Material provided:
• • • • • • •

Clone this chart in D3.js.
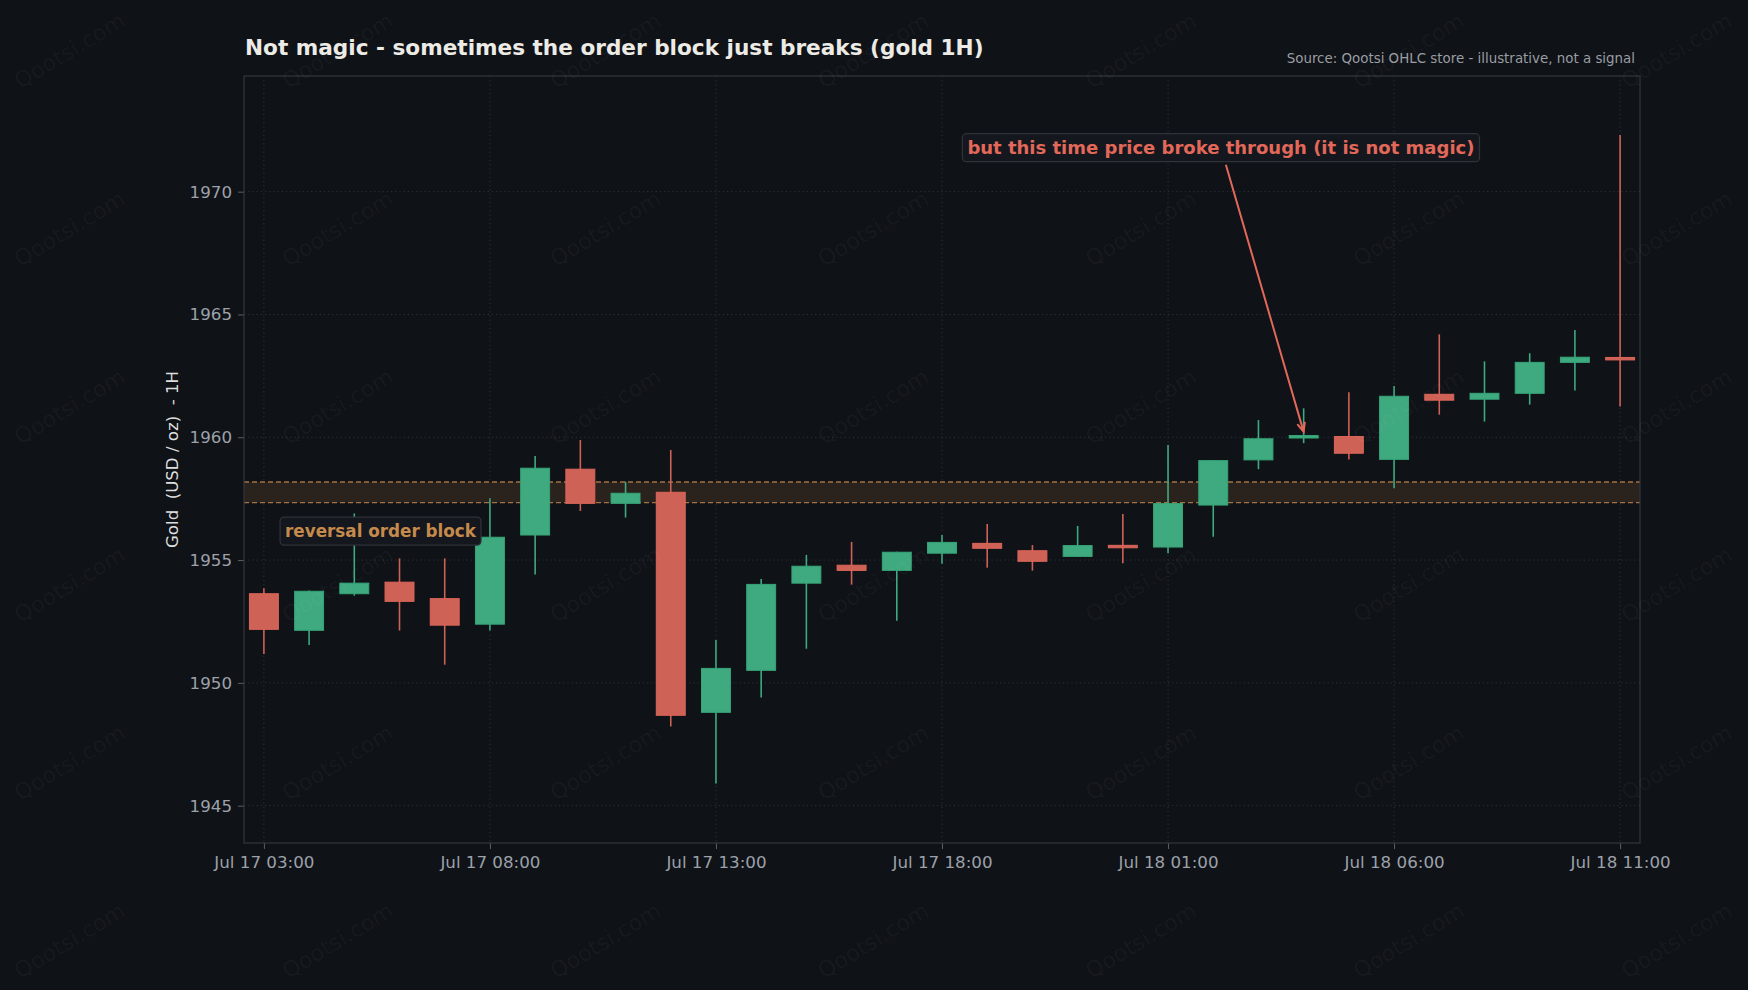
<!DOCTYPE html>
<html>
<head>
<meta charset="utf-8">
<script src="https://cdn.jsdelivr.net/npm/d3@7"></script>
<style>
  html, body { margin: 0; padding: 0; background: #0f1217; }
  svg { display: block; font-family: "DejaVu Sans", sans-serif; }
</style>
</head>
<body>
<svg id="chart"></svg>
<script>
// candle times (hourly, gap overnight)
const times = [
  "Jul 17 03:00", "Jul 17 04:00", "Jul 17 05:00", "Jul 17 06:00", "Jul 17 07:00",
  "Jul 17 08:00", "Jul 17 09:00", "Jul 17 10:00", "Jul 17 11:00", "Jul 17 12:00",
  "Jul 17 13:00", "Jul 17 14:00", "Jul 17 15:00", "Jul 17 16:00", "Jul 17 17:00",
  "Jul 17 18:00", "Jul 17 21:00", "Jul 17 22:00", "Jul 17 23:00", "Jul 18 00:00",
  "Jul 18 01:00", "Jul 18 02:00", "Jul 18 03:00", "Jul 18 04:00", "Jul 18 05:00",
  "Jul 18 06:00", "Jul 18 07:00", "Jul 18 08:00", "Jul 18 09:00", "Jul 18 10:00",
  "Jul 18 11:00"
]
const opens  = [1953.63, 1952.14, 1953.63, 1954.10, 1953.43, 1952.39, 1956.02, 1958.70, 1957.31, 1957.76,
                1948.80, 1950.51, 1954.06, 1954.79, 1954.58, 1955.28, 1955.68, 1955.38, 1955.15, 1955.60,
                1955.53, 1957.24, 1959.08, 1959.97, 1960.03, 1959.10, 1961.75, 1961.55, 1961.79, 1963.05,
                1963.25]
const highs  = [1953.85, 1953.76, 1956.90, 1955.07, 1955.07, 1957.52, 1959.24, 1959.89, 1958.19, 1959.48,
                1951.75, 1954.23, 1955.21, 1955.74, 1955.34, 1956.02, 1956.47, 1955.61, 1956.39, 1956.88,
                1959.69, 1959.07, 1960.70, 1961.18, 1961.83, 1962.09, 1964.19, 1963.09, 1963.42, 1964.37,
                1972.31]
const lows   = [1951.18, 1951.54, 1953.55, 1952.13, 1950.74, 1952.13, 1954.41, 1957.00, 1956.73, 1948.22,
                1945.90, 1949.40, 1951.39, 1954.00, 1952.53, 1954.85, 1954.69, 1954.57, 1955.13, 1954.87,
                1955.28, 1955.95, 1958.70, 1959.76, 1959.10, 1957.92, 1960.92, 1960.64, 1961.33, 1961.90,
                1961.25]
const closes = [1952.18, 1953.73, 1954.06, 1953.32, 1952.35, 1955.93, 1958.74, 1957.31, 1957.72, 1948.68,
                1950.59, 1954.01, 1954.75, 1954.58, 1955.32, 1955.72, 1955.48, 1954.95, 1955.59, 1955.50,
                1957.30, 1959.05, 1959.94, 1960.07, 1959.35, 1961.67, 1961.51, 1961.79, 1963.05, 1963.26,
                1963.15]

const yTicks = [1945, 1950, 1955, 1960, 1965, 1970]
const xTicks = [0, 5, 10, 15, 20, 25, 30]

// order block zone and annotations
const zoneLow = 1957.34, zoneHigh = 1958.18
const zoneLabel = { text: "reversal order block", i: 2.58, v: 1956.18 }
const breakNote = { text: "but this time price broke through (it is not magic)", i: 21.17, v: 1971.79, tipI: 23, tipV: 1960.22 }

const title = "Not magic - sometimes the order block just breaks (gold 1H)"
const source = "Source: Qootsi OHLC store - illustrative, not a signal"
const yLabel = "Gold  (USD / oz)  - 1H"

const width = 1748, height = 990
const margin = { top: 76, right: 108, bottom: 147, left: 244 }
const iw = width - margin.left - margin.right
const ih = height - margin.top - margin.bottom

const green = "#3fa97f", greenEdge = "#36a577"
const red = "#cf6256", redEdge = "#dc665a"

const candles = times.map((t, i) => ({ i, t, o: opens[i], h: highs[i], l: lows[i], c: closes[i] }))

const svg = d3.select("#chart").attr("width", width).attr("height", height)

svg.append("rect").attr("width", width).attr("height", height).attr("fill", "#0f1217")

const x = d3.scaleLinear().domain([-0.44, 30.44]).range([0, iw])
const y = d3.scaleLinear().domain([1943.48, 1974.71]).range([ih, 0])

const g = svg.append("g").attr("transform", `translate(${margin.left},${margin.top})`)

// grid
g.append("g").selectAll("line").data(yTicks).enter().append("line")
    .attr("x1", 0).attr("x2", iw)
    .attr("y1", d => y(d)).attr("y2", d => y(d))
    .attr("stroke", "#2f333b").attr("stroke-width", 1).attr("stroke-dasharray", "1.2,3")
g.append("g").selectAll("line").data(xTicks).enter().append("line")
    .attr("x1", d => x(d)).attr("x2", d => x(d))
    .attr("y1", 0).attr("y2", ih)
    .attr("stroke", "#2f333b").attr("stroke-width", 1).attr("stroke-dasharray", "1.2,3")

// order block zone
g.append("rect")
    .attr("x", 0).attr("width", iw)
    .attr("y", y(zoneHigh)).attr("height", y(zoneLow) - y(zoneHigh))
    .attr("fill", "#2a221d")
g.append("g").selectAll("line").data([zoneLow, zoneHigh]).enter().append("line")
    .attr("x1", 0).attr("x2", iw)
    .attr("y1", d => y(d)).attr("y2", d => y(d))
    .attr("stroke", "#a47244").attr("stroke-width", 1.4).attr("stroke-dasharray", "5,3")

// candles
const bodyW = x(0.64) - x(0)
const cg = g.append("g").selectAll("g").data(candles).enter().append("g")
cg.append("line")
    .attr("x1", d => x(d.i)).attr("x2", d => x(d.i))
    .attr("y1", d => y(d.h)).attr("y2", d => y(d.l))
    .attr("stroke", d => d.c >= d.o ? green : red).attr("stroke-width", 1.6)
cg.append("rect")
    .attr("x", d => x(d.i) - bodyW / 2).attr("width", bodyW)
    .attr("y", d => y(Math.max(d.o, d.c)))
    .attr("height", d => Math.max(1, Math.abs(y(d.o) - y(d.c))))
    .attr("fill", d => d.c >= d.o ? green : red)
    .attr("stroke", d => d.c >= d.o ? greenEdge : redEdge).attr("stroke-width", 1)

// axes
const yAxis = g.append("g").call(d3.axisLeft(y).tickValues(yTicks).tickSize(6).tickPadding(6).tickFormat(d3.format("d")))
const xAxis = g.append("g").attr("transform", `translate(0,${ih})`)
    .call(d3.axisBottom(x).tickValues(xTicks).tickSize(6).tickPadding(7).tickFormat(d => times[d]))
for (const ax of [yAxis, xAxis]) {
    ax.select(".domain").remove()
    ax.selectAll(".tick line").attr("stroke", "#5a5f68")
    ax.selectAll(".tick text").attr("fill", "#9ca1aa").style("font-size", "16.7px").style("font-family", "DejaVu Sans")
}

// frame
g.append("rect").attr("width", iw).attr("height", ih)
    .attr("fill", "none").attr("stroke", "#33373f").attr("stroke-width", 1.2)

// label boxes
function labelBox(text, cx, cy, colour, size) {
    const lg = g.append("g")
    const box = lg.append("rect")
    const t = lg.append("text").attr("x", cx).attr("y", cy).attr("dy", "0.36em")
        .attr("text-anchor", "middle").attr("fill", colour)
        .style("font-size", size + "px").style("font-weight", "bold").text(text)
    const w = t.node().getComputedTextLength()
    const bw = w + 10, bh = 28
    box.attr("x", cx - bw / 2).attr("y", cy - bh / 2).attr("width", bw).attr("height", bh)
        .attr("rx", 4).attr("fill", "#14171d").attr("stroke", "#2e3239").attr("stroke-width", 1.3)
    return { x0: cx - bw / 2, x1: cx + bw / 2, y0: cy - bh / 2, y1: cy + bh / 2 }
}

labelBox(zoneLabel.text, x(zoneLabel.i), y(zoneLabel.v), "#c68a4c", 16.8)
const nb = labelBox(breakNote.text, x(breakNote.i), y(breakNote.v), "#e2685a", 18)

// arrow from note box to candle
const cx = x(breakNote.i), cy = y(breakNote.v)
const tx = x(breakNote.tipI), ty = y(breakNote.tipV)
const k = (nb.y1 + 3 - cy) / (ty - cy)
const sx = cx + (tx - cx) * k, sy = nb.y1 + 3
const ang = Math.atan2(ty - sy, tx - sx)
const hl = 10, ha = 0.4
g.append("path")
    .attr("d", `M${sx},${sy}L${tx},${ty}` +
        `M${tx - hl * Math.cos(ang - ha)},${ty - hl * Math.sin(ang - ha)}L${tx},${ty}` +
        `L${tx - hl * Math.cos(ang + ha)},${ty - hl * Math.sin(ang + ha)}`)
    .attr("fill", "none").attr("stroke", "#e2685a").attr("stroke-width", 2)

// y label
svg.append("text")
    .attr("transform", `translate(178,${margin.top + ih / 2}) rotate(-90)`)
    .attr("text-anchor", "middle").attr("fill", "#dedede")
    .style("font-size", "16.6px").style("white-space", "pre").text(yLabel)

// title and source
svg.append("text").attr("x", margin.left + 1).attr("y", 54.5)
    .attr("fill", "#ecebe6").style("font-size", "21.6px").style("font-weight", "bold").text(title)
svg.append("text").attr("x", 1635).attr("y", 63).attr("text-anchor", "end")
    .attr("fill", "#9a9da3").style("font-size", "13.4px").text(source)

// watermark
const wmX = d3.range(7).map(k => 69.7 + k * 267.8)
const wmY = d3.range(6).map(k => 50.5 + k * 178)
svg.append("g").selectAll("text").data(d3.cross(wmX, wmY)).enter().append("text")
    .attr("transform", d => `translate(${d[0]},${d[1]}) rotate(-31)`)
    .attr("text-anchor", "middle").attr("dy", "0.35em")
    .attr("fill", "#ffffff").attr("fill-opacity", 0.04)
    .style("font-size", "22px").text("Qootsi.com")
</script>
</body>
</html>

• • • • • • •

Your instructions:
Copy each line of the listing that contains the string "this".

Task result:
Clone this chart in D3.js.
const breakNote = { text: "but this time price broke through (it is not magic)", i: 21.17, v: 1971.79, tipI: 23, tipV: 1960.22 }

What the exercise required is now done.